Rome — When Pope Francis was first introduced to the world from the balcony of St. Peter’s Basilica, it was immediately obvious that he was a man of great humility who had not expected he would be staying in Vatican City after the papal conclave. The warm, unassuming and unscripted pope described in the media is the same person we met for his first audience with Jewish leaders. Pope Francis, who has an extensive background in Catholic-Jewish relations, put his visitors at ease with his familiarity.
When the former Cardinal Jorge Maria Bergoglio of Buenos Aires was elected as pope, it was groundbreaking for many reasons. He is the first pope from the Southern Hemisphere, first Latino and first Jesuit. But significantly for Catholic-Jewish relations, he is the first pope to experience that interreligious relationship locally and personally in a post-Vatican II way. Francis has a track record of implementing the positively transformed Catholic-Jewish relationship on the ground in a living laboratory with Jewish neighbors and colleagues.

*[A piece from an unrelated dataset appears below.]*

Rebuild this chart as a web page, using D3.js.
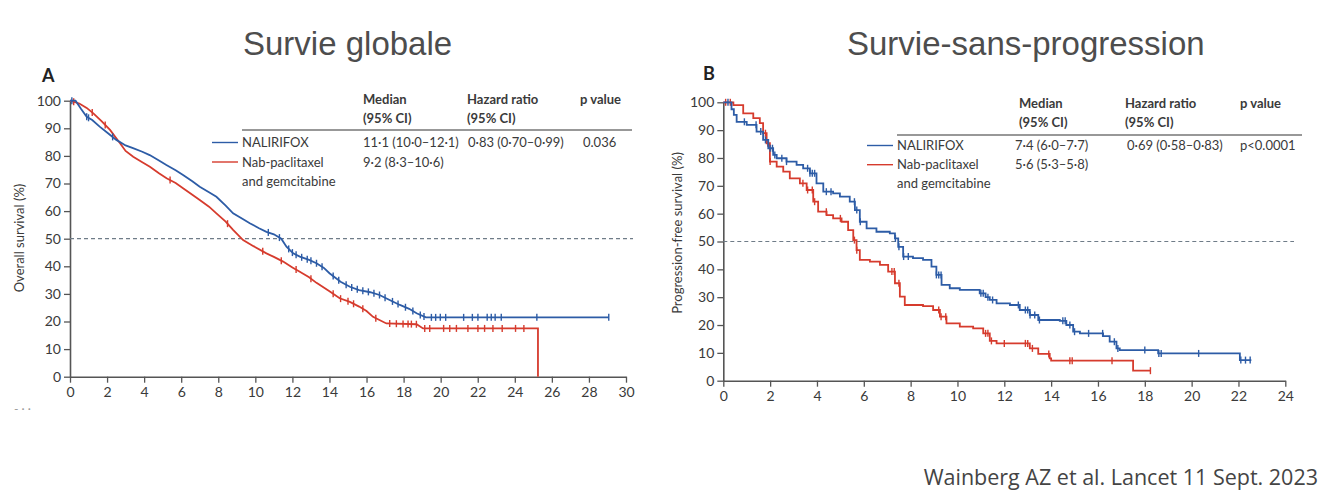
<!DOCTYPE html>
<html><head><meta charset="utf-8">
<script src="https://cdn.jsdelivr.net/npm/d3@7"></script>
<style>
html,body{margin:0;padding:0;background:#fff;}
svg{display:block;}
</style></head>
<body>
<svg id="c" width="1325" height="493"></svg>
<script>
// ---------- DATA ----------
const seriesNames = ["NALIRIFOX", "Nab-paclitaxel", "and gemcitabine"];
const osTicksX = [0,2,4,6,8,10,12,14,16,18,20,22,24,26,28,30];
const pfsTicksX = [0,2,4,6,8,10,12,14,16,18,20,22,24];
const yTicks = [0,10,20,30,40,50,60,70,80,90,100];

// Overall survival (months, %)
const osBlue = [[0,100],[0.3,100],[0.6,97],[0.9,94.2],[1.2,93],[1.6,90.6],[2.0,88.5],[2.5,85.8],[3.0,83.8],[3.4,82.8],[3.9,81.5],[4.3,80.3],[4.8,78.3],[5.2,76.7],[5.7,74.8],[6.1,73.1],[6.6,70.8],[7.0,68.8],[7.5,66.8],[7.9,65.2],[8.4,62],[8.8,59.2],[9.3,57.2],[9.7,55.6],[10.2,53.8],[10.6,52.5],[11.0,51.6],[11.4,50],[11.68,47.1],[12.04,44.7],[12.4,43.5],[12.9,42.3],[13.3,41.1],[13.7,39.4],[14.0,37.5],[14.6,34.4],[15.1,32.6],[15.6,31.4],[16.2,30.6],[16.7,29.6],[17.3,27.6],[17.8,26],[18.3,24.6],[18.7,23],[19.2,21.5],[29.07,21.5]];
const osRed = [[0,100],[0.5,99],[0.9,97.4],[1.26,95.4],[1.7,92.6],[2.16,89.4],[2.7,84.6],[3.0,81.8],[3.41,79.7],[3.9,77.7],[4.31,76.1],[4.8,73.7],[5.21,71.9],[5.7,70.2],[6.1,68.3],[6.6,65.9],[7.0,64],[7.5,61.6],[7.9,59.2],[8.4,56.2],[8.8,53.2],[9.34,49.5],[9.9,47.3],[10.6,44.7],[11.0,43.4],[11.5,41.7],[12.0,39.6],[12.4,38],[12.9,36],[13.3,34],[14.0,31],[14.55,28.4],[15.1,27.1],[15.6,25.4],[16.0,23.8],[16.35,21.7],[17.07,19.3],[18.7,19.0],[19.05,17.5],[25.25,17.5],[25.25,0]];
const osBlueCensor = [0.1,0.9,1.0,2.3,10.7,11.3,11.8,12.0,12.2,12.5,12.8,13.0,13.3,13.6,14.2,14.5,14.9,15.2,15.5,15.8,16.1,16.4,16.7,17.0,17.4,17.7,18.1,18.5,18.9,19.1,19.5,19.73,19.98,20.27,21.24,21.71,22.01,22.51,22.73,22.94,23.27,25.19,29.07];
const osRedCensor = [0.2,1.2,1.9,5.4,8.5,10.4,11.4,12.2,13.0,14.2,14.6,15.0,15.3,15.8,16.5,17.25,17.61,17.97,18.24,18.42,18.69,19.14,19.41,20.16,20.49,20.85,21.47,22.01,22.37,22.82,23.32,24.04,24.49];

// Progression-free survival (months, %)
const pfsBlue = [[0,100],[0.2,100],[0.35,97.5],[0.45,95.5],[0.57,93],[1.0,91.9],[1.42,89.5],[1.7,86.5],[1.92,83.5],[2.13,81.1],[2.28,79.9],[2.7,78.7],[3.13,77.5],[3.41,76.3],[3.7,74.5],[3.98,70.9],[4.27,67.9],[4.69,67.3],[4.98,66.1],[5.4,64.3],[5.62,61.3],[5.83,57.1],[6.12,54.7],[6.54,53.5],[7.11,52.9],[7.33,51.1],[7.47,48.1],[7.68,44.6],[8.1,44],[8.53,43.4],[8.89,41],[9.1,38],[9.32,34.4],[9.67,33.2],[10.1,32.6],[10.95,31.4],[11.2,30],[11.38,29],[11.67,27.8],[12.24,27.2],[12.66,25.4],[13.09,23.6],[13.45,21.8],[14.37,21.5],[14.65,20],[14.94,17.6],[15.23,17.0],[16.22,16.0],[16.5,14],[16.79,11.6],[16.93,11.0],[18.57,9.8],[22.06,7.4],[22.55,7.4]];
const pfsRed = [[0,100],[0.2,100],[0.43,99],[0.85,96],[1.28,94.3],[1.56,92.5],[1.7,88.9],[1.85,85.3],[1.99,78.7],[2.28,76.9],[2.56,75.1],[2.84,72.7],[3.27,70.9],[3.56,68.5],[3.84,64.3],[4.05,60.7],[4.41,59.5],[4.69,58.3],[5.05,57.1],[5.33,54.1],[5.55,50.5],[5.69,46.9],[5.83,43.4],[6.26,42.8],[6.69,41.6],[7.04,39.2],[7.33,35],[7.54,30.2],[7.75,27.2],[8.53,26.8],[8.96,25.4],[9.25,23],[9.53,20.6],[10.1,19.4],[10.67,18.8],[11.1,17],[11.38,14.3],[11.67,13.4],[13.09,11.6],[13.45,9.6],[13.94,8.0],[14.0,7.2],[17.5,3.6],[18.24,3.6]];
const pfsBlueCensor = [0.2,0.9,1.4,1.6,1.8,2.0,2.1,2.2,2.5,2.7,3.6,3.7,3.8,3.9,4.4,4.6,5.6,5.7,5.85,7.35,7.5,7.7,7.9,9.1,9.2,9.3,11.0,11.1,11.3,11.5,12.6,12.9,13.0,13.1,13.3,13.5,14.5,14.6,14.8,15.0,15.6,16.2,16.7,16.85,18.0,18.6,18.7,20.3,22.1,22.3,22.5];
const pfsRedCensor = [0.1,0.3,1.8,1.9,2.0,3.4,3.6,3.8,3.9,4.4,5.0,5.6,5.7,7.2,7.3,7.5,9.2,9.3,9.5,11.2,11.3,11.45,12.0,12.9,13.0,13.2,13.9,14.8,14.9,16.6,18.24];

const osTable = {
  headers: [["Median","(95% CI)"],["Hazard ratio","(95% CI)"],["p value",""]],
  rows: [["11·1 (10·0–12·1)","0·83 (0·70–0·99)","0.036"],["9·2 (8·3–10·6)","",""]]
};
const pfsTable = {
  headers: [["Median","(95% CI)"],["Hazard ratio","(95% CI)"],["p value",""]],
  rows: [["7·4 (6·0–7·7)","0·69 (0·58–0·83)","p<0.0001"],["5·6 (5·3–5·8)","",""]]
};

// ---------- DRAW ----------
const BLUE = "#2d5ca6", RED = "#d63b2d", AX = "#555", TXT = "#3a3a3a";
const svg = d3.select("#c");
svg.append("rect").attr("width",1325).attr("height",493).attr("fill","#fff");

function survAt(data, t, linear){
  let v = data[0][1];
  for (let i=0;i<data.length;i++){
    if (data[i][0] <= t) v = data[i][1];
    else {
      if (linear && i>0){
        const a=data[i-1], b=data[i];
        v = a[1] + (b[1]-a[1])*(t-a[0])/(b[0]-a[0]);
      }
      break;
    }
  }
  return v;
}

function panel(cfg){
  const g = svg.append("g");
  const x = d3.scaleLinear().domain(cfg.xDomain).range(cfg.xRange);
  const y = d3.scaleLinear().domain([0,100]).range(cfg.yRange);

  const xa = g.append("g").attr("transform",`translate(0,${cfg.yRange[0]})`)
    .call(d3.axisBottom(x).tickValues(cfg.xTicks).tickSize(6).tickPadding(4).tickSizeOuter(0));
  const ya = g.append("g").attr("transform",`translate(${cfg.xRange[0]},0)`)
    .call(d3.axisLeft(y).tickValues(yTicks).tickSize(6).tickPadding(3).tickSizeOuter(0));
  [xa,ya].forEach(a=>{
    a.select(".domain").attr("stroke",AX).attr("stroke-width",1.6);
    a.selectAll(".tick line").attr("stroke",AX).attr("stroke-width",1.3);
    a.selectAll(".tick text").attr("fill",TXT).style("font-family","Lato, 'Open Sans', sans-serif").style("font-size","14px");
  });

  g.append("line").attr("x1",x(0)).attr("x2",cfg.dashEnd).attr("y1",y(50)).attr("y2",y(50))
    .attr("stroke","#6f7c88").attr("stroke-width",1.2).attr("stroke-dasharray","4,3");

  const curve = cfg.linear ? d3.curveLinear : d3.curveStepAfter;
  const line = d3.line().x(d=>x(d[0])).y(d=>y(d[1])).curve(curve);
  [[cfg.red,RED,cfg.redC],[cfg.blue,BLUE,cfg.blueC]].forEach(([data,col,cens])=>{
    g.append("path").datum(data).attr("d",line).attr("fill","none").attr("stroke",col).attr("stroke-width",1.8);
    g.selectAll(null).data(cens).enter().append("line")
      .attr("x1",d=>x(d)).attr("x2",d=>x(d))
      .attr("y1",d=>y(survAt(data,d,cfg.linear))-3.5).attr("y2",d=>y(survAt(data,d,cfg.linear))+3.5)
      .attr("stroke",col).attr("stroke-width",1.4);
  });

  g.append("text").attr("transform",`translate(${cfg.labelX},${cfg.labelY}) rotate(-90)`)
    .attr("text-anchor","middle").attr("fill",TXT)
    .style("font-family","Lato, 'Open Sans', sans-serif").style("font-size","13px").text(cfg.yLabel);

  g.append("text").attr("x",cfg.letterX).attr("y",cfg.letterY).attr("fill","#222")
    .style("font-family","Lato, sans-serif").style("font-weight","bold").style("font-size","18px").text(cfg.letter);

  g.append("text").attr("x",cfg.titleX).attr("y",55).attr("fill","#4d4d4d")
    .style("font-family","'Liberation Sans', Arial, sans-serif").style("font-size","33px").text(cfg.title);

  const T = cfg.table, L = cfg.leg;
  const tf = s => s.style("font-family","Lato, 'Open Sans', sans-serif").style("font-size","13px").attr("fill",TXT);
  T.headers.forEach((h,i)=>{
    h.forEach((s,j)=>{
      tf(g.append("text").attr("x",L.cols[i]).attr("y",L.hy + j*19).style("font-weight","bold").text(s));
    });
  });
  g.append("line").attr("x1",L.textX).attr("x2",L.lineEnd).attr("y1",L.ruleY).attr("y2",L.ruleY)
    .attr("stroke","#333").attr("stroke-width",1.2);
  [BLUE,RED].forEach((c,i)=>{
    g.append("line").attr("x1",L.swX).attr("x2",L.swX+26).attr("y1",L.r0 + i*L.dy - 4.5).attr("y2",L.r0 + i*L.dy - 4.5)
      .attr("stroke",c).attr("stroke-width",1.4);
  });
  seriesNames.forEach((n,i)=>{ tf(g.append("text").attr("x",L.textX).attr("y",L.r0 + i*L.dy).text(n)); });
  T.rows.forEach((r,i)=>{
    r.forEach((s,j)=>{ if(s) tf(g.append("text").attr("x",L.vals[j]).attr("y",L.r0 + i*L.dy).text(s)); });
  });
}

panel({
  xDomain:[0,30], xRange:[70,626], yRange:[376.7,100.7], xTicks: osTicksX, linear:true,
  blue: osBlue, red: osRed, blueC: osBlueCensor, redC: osRedCensor, dashEnd: 633,
  yLabel:"Overall survival (%)", labelX:24, labelY:238, letter:"A", letterX:42, letterY:82,
  title:"Survie globale", titleX:243,
  table: osTable,
  leg:{cols:[363,467,580], hy:104, ruleY:130, lineEnd:632, swX:212, textX:242, r0:147, dy:19.5, vals:[363,468,583]}
});
panel({
  xDomain:[0,24], xRange:[723.3,1285.3], yRange:[380.7,102.3], xTicks: pfsTicksX, linear:false,
  blue: pfsBlue, red: pfsRed, blueC: pfsBlueCensor, redC: pfsRedCensor, dashEnd: 1294,
  yLabel:"Progression-free survival (%)", labelX:682, labelY:233, letter:"B", letterX:703, letterY:80,
  title:"Survie-sans-progression", titleX:847,
  table: pfsTable,
  leg:{cols:[1019,1125,1240], hy:108, ruleY:135, lineEnd:1302, swX:867, textX:897, r0:150, dy:19.2, vals:[1015,1127,1240]}
});

svg.append("text").attr("x",14).attr("y",413).attr("fill","#999").style("font-family","Lato, sans-serif").style("font-size","12px").text("- · ·");
svg.append("text").attr("x",1318).attr("y",485).attr("text-anchor","end").attr("fill","#444")
  .style("font-family","'Open Sans', sans-serif").style("font-size","21.5px").text("Wainberg AZ et al. Lancet 11 Sept. 2023");
</script>
</body></html>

John Paul II, as the youngest bishop, and Benedict XVI, as a theological consultant, both participated in the Second Vatican Council; it was then that the transformative post-Shoah self-reflective 1965 Nostra Aetate document changed the Catholic Church’s relationship with the Jewish people for the better. They used their papacies to codify and exemplify a new era for Catholics and Jews with meticulous guidelines and demonstrative gestures. They were the first popes to visit synagogues and make state visits to Israel.
Francis’ narrative is different. He has lived, flourished, and ascended within the Church as a partner and interlocutor of Jews in a country — Argentina — that is seventh among countries, and a city — Buenos Aires — that is 13th among cities, in terms of Jewish population. In short, he is the first pope to have experience applying Nostra Aetate in real time within a living community.
As archbishop of Buenos Aires, Francis was exemplary in developing relationships with the local Jewish community, reaching out in solidarity in the wake of the 1994 terrorist bombing of AMIA, the Jewish community center, in which 85 were killed and hundreds were wounded. He regularly visited local synagogues and met with rabbis, and established a permanent Holocaust memorial and commemorations at Buenos Aires’ cathedral. His one book, “On Heaven and Earth,” was co-authored with Rabbi Avraham Skorka, a record of their televised dialogue on diverse issues.
Pope Francis’ first audience with Jewish leaders, at the Vatican on Monday, involved leaders of the International Jewish Committee on Interreligious Consultations (IJCIC), an organization that is both a Catholic-Jewish and intra-Jewish achievement. My organization, AJC, is a founding member of IJCIC, the recognized representative of world Jewry in its deliberations with the Vatican. Representatives of IJCIC and the Catholic Church meet formally every two years and informally as needed, to build upon the Nostra Aetate foundation and address differences that arise from time to time among friends. IJCIC is also one of those rare Jewish communal venues where Orthodox, Conservative and Reform rabbinic and lay leaders work together in common cause.
That commonality of interests is firmly grounded in Nostra Aetate, which rejected the deicide charge against the Jews and Jewish accursedness, decried anti-Semitism and affirmed the validity of God’s ongoing covenant with the Jewish people. After the destruction of European Jewry, the United States, where large numbers of Catholics and Jews lived side by side, became the laboratory and leader in advancing Catholic-Jewish relations.
Papal audiences typically are rich in formality, and, by necessity, devoid of significant policy conversations. But, with Pope Francis, there was an atmosphere of honest goodwill, assuring that the Catholic-Jewish relationship will continue to grow closer and stronger.
As we approach 2015, which will be the 50th anniversary of Nostra Aetate, Catholic-Jewish relations can be compared to a beautiful garden, but even a beautiful garden requires sustenance with proper tending and thoughtful new plantings. There will inevitably be disagreements that will be resolved, or at least discussed, among friends, and Pope Francis is a friend. He inherits some rough patches of the recent past, including the consideration of sainthood for Pius XII before the Vatican archives of his record during the Holocaust are fully known. As cardinal, Francis did call for the full opening of the archives, so the truth may be known. The Jewish community will be awaiting the pope’s next move on the archives. The expansion of the Latin Good Friday prayer concerning Jews with new, but still controversial language created by Benedict XVI, will perhaps resurface as a stumbling block in the Francis era.
And the opportunities are vast. A Latino pope has the ability to bring the teachings of Nostra Aetate to the Spanish-speaking world that is less familiar with its content and implications. The Nostra Aetate spirit needs to be brought to the burgeoning populations of Catholicism that have little or no experience with Jews.
In his aforementioned book, Pope Francis writes, “To dialogue, one must know how to lower the defenses, to open the doors of one’s home and to offer warmth.” When we met with Pope Francis, that is what we felt.
Rabbi Noam E. Marans is the American Jewish Committee’s director of Interreligious and Intergroup Relations.